FRIENDS of Korea met in London’s historic Marx House last Saturday to commemorate the life of Kim Jong Il, the Democratic Korean leader who sadly passed away in December. But this was no solemn occasion but a celebration of the life of a revolutionary devoted to the Workers Party of Korea and the democratic people’s republic that has been a red bastion in Asia since its foundation in 1948.
            New Communist Party leader Andy Brooks, who chaired the meeting, said it was fitting that we should recall the life and work of Kim Jong Il in the building where Britain’s first Marxists, like Harry Quelch, worked and provided Lenin with rooms to edit and print the underground Russian paper, Iskra, when the Bolshevik leader lived in exile in London.
            The event, organised by the Friends of Korea committee, began with a short documentary film about Mount Myohyang, a national park in Democratic Korea that Kim Jong Il personally helped to conserve for the Korean people. This was followed by contributions from two leading members of the friendship committee on the life of Kim Jong Il.

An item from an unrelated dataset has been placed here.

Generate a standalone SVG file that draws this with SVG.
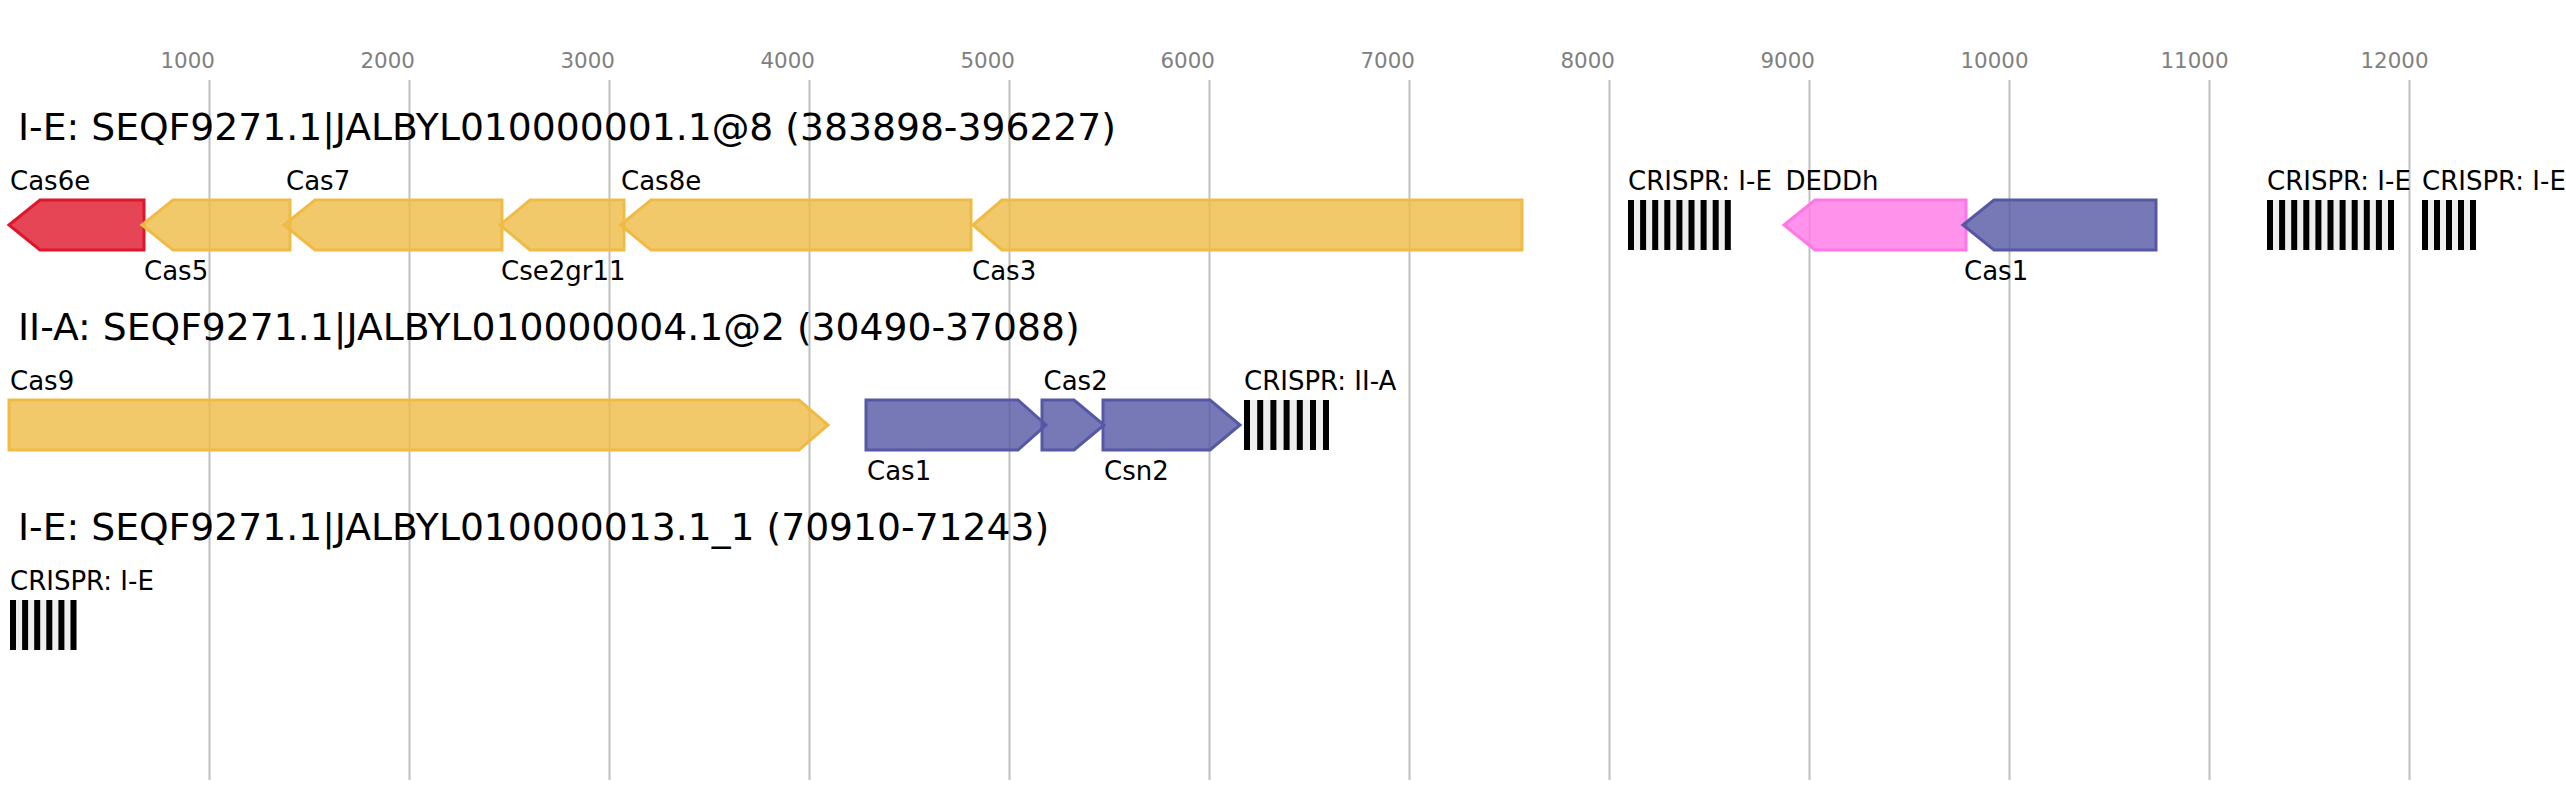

Michael Chant from the Revolutionary Communist Party of Britain (ML) spoke about the Korean leader’s efforts in building the Korean communist movement over the decades while Dermot Hudson of the Korean Friendship Association opened on the development of the Juche idea and Songun politics under the direction of Kim Jong Il.
 Comrade Mun Myong Sin, a diplomat from the London embassy of the DPR Korea then joined the panel for a question and answer session which developed into a general discussion on life in Democratic Korea today.
The Co-ordinating Committee of Friends of Korea consists of the European Regional Society for the Study of the Juche Idea, UK Korean Friendship Association, New Communist Party of Britain, Revolutionary Communist Party of Britain (Marxist-Leninist) and the Socialist Labour Party, and another meeting is planned for March.